----- SUPPLIED RECORDS

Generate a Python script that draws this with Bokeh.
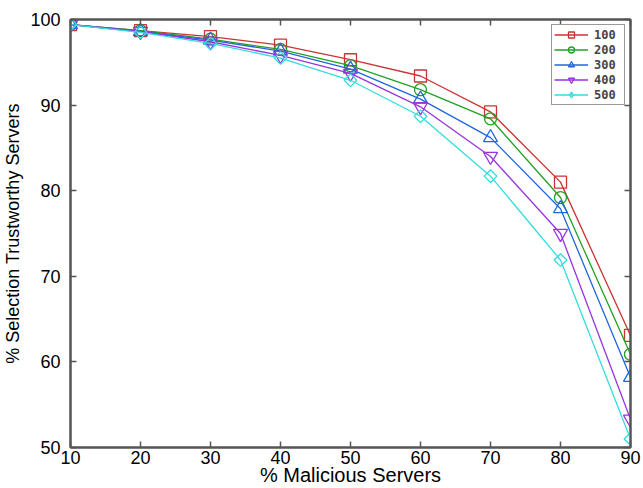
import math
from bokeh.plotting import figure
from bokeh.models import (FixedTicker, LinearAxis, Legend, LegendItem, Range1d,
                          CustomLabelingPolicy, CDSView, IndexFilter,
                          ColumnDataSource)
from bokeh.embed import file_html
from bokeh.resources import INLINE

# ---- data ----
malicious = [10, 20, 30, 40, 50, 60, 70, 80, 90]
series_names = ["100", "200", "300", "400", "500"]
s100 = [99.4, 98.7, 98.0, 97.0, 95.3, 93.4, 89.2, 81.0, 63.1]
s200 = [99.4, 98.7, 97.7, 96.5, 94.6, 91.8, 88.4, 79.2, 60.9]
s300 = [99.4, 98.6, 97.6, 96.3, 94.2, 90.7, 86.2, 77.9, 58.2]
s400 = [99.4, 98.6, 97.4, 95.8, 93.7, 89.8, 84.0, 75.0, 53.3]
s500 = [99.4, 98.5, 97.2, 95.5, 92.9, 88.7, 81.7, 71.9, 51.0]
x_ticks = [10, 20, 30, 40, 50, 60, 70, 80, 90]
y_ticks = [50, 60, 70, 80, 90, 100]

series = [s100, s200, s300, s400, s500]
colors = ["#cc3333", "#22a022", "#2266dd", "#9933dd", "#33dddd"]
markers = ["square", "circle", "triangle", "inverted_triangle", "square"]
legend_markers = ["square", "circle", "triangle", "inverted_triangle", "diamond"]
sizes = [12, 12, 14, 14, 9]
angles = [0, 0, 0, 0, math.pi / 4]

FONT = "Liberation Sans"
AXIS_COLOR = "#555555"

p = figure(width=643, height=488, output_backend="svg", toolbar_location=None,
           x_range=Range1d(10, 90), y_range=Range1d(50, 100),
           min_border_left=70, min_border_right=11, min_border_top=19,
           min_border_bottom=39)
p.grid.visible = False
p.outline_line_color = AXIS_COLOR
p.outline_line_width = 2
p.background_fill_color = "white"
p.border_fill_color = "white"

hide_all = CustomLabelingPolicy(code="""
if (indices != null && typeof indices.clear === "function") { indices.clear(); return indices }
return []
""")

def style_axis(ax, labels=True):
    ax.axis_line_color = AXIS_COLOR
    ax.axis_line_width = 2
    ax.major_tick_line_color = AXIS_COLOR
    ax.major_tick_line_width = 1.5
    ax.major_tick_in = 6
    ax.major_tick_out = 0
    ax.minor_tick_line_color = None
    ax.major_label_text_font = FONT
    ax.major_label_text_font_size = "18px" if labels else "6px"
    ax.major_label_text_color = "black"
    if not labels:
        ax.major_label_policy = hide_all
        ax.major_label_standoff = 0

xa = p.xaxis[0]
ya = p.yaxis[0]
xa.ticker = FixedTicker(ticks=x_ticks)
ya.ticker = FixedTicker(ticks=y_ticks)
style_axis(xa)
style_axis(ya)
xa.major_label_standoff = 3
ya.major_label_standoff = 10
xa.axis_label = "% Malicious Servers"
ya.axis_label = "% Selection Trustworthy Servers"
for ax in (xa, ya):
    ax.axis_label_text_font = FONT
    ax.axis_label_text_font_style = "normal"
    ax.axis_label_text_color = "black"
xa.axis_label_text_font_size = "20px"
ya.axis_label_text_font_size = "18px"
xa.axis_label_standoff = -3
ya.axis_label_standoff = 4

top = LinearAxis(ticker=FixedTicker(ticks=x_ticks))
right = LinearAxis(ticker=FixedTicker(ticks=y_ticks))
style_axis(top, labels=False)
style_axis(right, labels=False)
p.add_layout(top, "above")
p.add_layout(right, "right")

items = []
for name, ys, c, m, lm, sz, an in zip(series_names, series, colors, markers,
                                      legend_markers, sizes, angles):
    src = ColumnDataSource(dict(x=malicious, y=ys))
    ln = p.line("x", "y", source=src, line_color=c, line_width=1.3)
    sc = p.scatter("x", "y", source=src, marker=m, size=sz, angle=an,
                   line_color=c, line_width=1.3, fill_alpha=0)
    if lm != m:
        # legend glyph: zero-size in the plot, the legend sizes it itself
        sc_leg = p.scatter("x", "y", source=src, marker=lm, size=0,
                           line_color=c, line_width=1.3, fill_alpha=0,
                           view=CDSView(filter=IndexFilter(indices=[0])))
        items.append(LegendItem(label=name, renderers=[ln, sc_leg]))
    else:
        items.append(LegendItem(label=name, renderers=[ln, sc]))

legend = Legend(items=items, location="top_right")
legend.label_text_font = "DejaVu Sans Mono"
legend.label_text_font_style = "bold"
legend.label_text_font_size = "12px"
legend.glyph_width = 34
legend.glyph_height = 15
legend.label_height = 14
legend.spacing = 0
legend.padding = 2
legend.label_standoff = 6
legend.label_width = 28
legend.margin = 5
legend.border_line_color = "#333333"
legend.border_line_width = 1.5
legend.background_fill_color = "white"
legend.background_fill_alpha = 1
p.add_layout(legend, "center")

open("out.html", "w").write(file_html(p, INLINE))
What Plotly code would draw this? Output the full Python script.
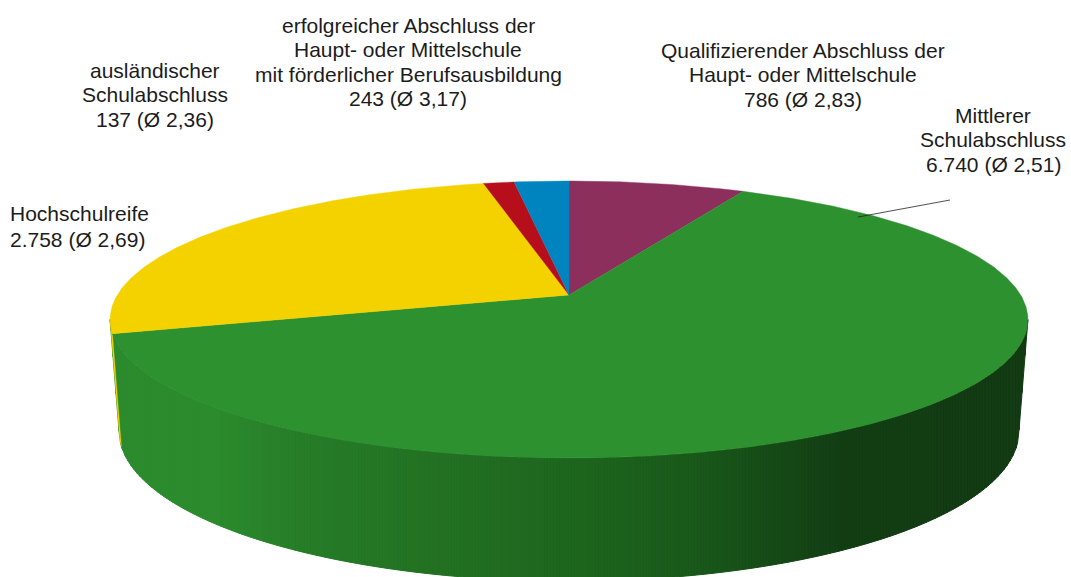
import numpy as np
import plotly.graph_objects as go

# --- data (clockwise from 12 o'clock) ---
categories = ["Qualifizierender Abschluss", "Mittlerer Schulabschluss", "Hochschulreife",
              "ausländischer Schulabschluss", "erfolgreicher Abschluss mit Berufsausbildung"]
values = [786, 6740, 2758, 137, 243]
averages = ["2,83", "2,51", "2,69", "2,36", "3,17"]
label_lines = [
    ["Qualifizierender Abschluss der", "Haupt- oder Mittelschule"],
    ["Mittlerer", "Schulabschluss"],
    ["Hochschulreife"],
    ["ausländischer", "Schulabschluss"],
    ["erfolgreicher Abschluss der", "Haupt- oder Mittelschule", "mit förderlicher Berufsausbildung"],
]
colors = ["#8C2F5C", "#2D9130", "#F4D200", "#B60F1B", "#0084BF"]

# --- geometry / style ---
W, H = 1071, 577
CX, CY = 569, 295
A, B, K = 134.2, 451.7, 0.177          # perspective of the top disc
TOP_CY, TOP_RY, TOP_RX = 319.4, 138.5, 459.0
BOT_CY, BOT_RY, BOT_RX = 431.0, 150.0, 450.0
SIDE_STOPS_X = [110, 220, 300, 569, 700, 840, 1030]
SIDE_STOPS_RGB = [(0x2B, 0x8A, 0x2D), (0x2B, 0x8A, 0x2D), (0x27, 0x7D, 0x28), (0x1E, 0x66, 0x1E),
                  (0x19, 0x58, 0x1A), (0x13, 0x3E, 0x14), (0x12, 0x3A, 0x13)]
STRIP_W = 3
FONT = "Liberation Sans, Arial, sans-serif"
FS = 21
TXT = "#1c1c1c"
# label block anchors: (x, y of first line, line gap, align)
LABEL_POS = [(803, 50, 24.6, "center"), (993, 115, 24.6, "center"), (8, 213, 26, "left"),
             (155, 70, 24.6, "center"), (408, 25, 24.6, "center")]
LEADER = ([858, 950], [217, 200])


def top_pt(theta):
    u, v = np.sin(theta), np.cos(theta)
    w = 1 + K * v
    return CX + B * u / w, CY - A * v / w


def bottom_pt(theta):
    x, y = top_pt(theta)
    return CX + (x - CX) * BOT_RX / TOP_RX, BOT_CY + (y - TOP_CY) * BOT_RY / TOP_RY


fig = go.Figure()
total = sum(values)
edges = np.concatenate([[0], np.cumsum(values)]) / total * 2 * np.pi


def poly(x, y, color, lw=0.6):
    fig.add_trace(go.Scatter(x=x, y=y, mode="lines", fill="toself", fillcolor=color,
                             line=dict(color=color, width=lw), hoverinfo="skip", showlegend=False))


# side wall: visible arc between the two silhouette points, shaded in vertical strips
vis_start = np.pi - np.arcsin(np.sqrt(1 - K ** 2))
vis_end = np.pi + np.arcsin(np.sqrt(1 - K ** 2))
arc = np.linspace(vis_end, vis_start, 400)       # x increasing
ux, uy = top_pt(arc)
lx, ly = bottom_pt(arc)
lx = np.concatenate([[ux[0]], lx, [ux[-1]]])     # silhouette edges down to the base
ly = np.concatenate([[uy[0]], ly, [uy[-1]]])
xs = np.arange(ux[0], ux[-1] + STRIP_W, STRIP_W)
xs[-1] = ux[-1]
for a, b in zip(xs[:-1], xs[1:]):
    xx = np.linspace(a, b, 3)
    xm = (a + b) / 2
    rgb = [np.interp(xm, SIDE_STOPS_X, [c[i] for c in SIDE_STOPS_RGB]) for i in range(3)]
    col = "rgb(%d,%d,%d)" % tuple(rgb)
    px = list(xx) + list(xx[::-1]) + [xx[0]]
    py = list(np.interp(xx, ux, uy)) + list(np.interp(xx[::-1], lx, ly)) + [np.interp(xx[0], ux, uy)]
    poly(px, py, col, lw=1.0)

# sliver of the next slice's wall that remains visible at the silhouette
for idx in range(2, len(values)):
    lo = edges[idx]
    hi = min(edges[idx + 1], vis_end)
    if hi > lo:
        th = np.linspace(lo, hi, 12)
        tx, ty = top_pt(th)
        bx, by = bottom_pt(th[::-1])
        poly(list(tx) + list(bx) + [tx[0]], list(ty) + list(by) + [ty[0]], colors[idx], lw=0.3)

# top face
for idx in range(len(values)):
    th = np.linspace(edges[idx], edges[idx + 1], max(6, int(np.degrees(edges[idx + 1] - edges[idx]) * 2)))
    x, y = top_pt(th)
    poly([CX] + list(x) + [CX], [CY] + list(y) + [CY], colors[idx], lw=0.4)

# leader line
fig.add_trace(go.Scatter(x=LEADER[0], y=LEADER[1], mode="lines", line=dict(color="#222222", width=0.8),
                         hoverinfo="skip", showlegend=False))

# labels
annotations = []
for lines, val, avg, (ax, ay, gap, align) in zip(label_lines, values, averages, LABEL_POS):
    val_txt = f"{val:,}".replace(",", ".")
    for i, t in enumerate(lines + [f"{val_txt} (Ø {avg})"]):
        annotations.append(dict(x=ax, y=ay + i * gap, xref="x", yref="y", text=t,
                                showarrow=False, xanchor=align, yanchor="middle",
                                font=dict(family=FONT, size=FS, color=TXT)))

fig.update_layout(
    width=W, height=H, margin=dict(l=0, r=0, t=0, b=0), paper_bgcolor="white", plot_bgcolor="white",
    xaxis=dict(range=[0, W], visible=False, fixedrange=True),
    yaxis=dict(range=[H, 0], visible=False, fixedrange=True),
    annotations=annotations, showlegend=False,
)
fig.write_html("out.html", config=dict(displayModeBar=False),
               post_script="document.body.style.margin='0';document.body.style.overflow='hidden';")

----------

§ **TASK STATEMENT**
The first line to give again is the one with "What Plotly code", and the last is the one with "import plotly.graph_objects as go". Repeat them and everything between exactly, minus the pictures.

§ **TASK SOLUTION**
What Plotly code would draw this? Output the full Python script.
import numpy as np
import plotly.graph_objects as go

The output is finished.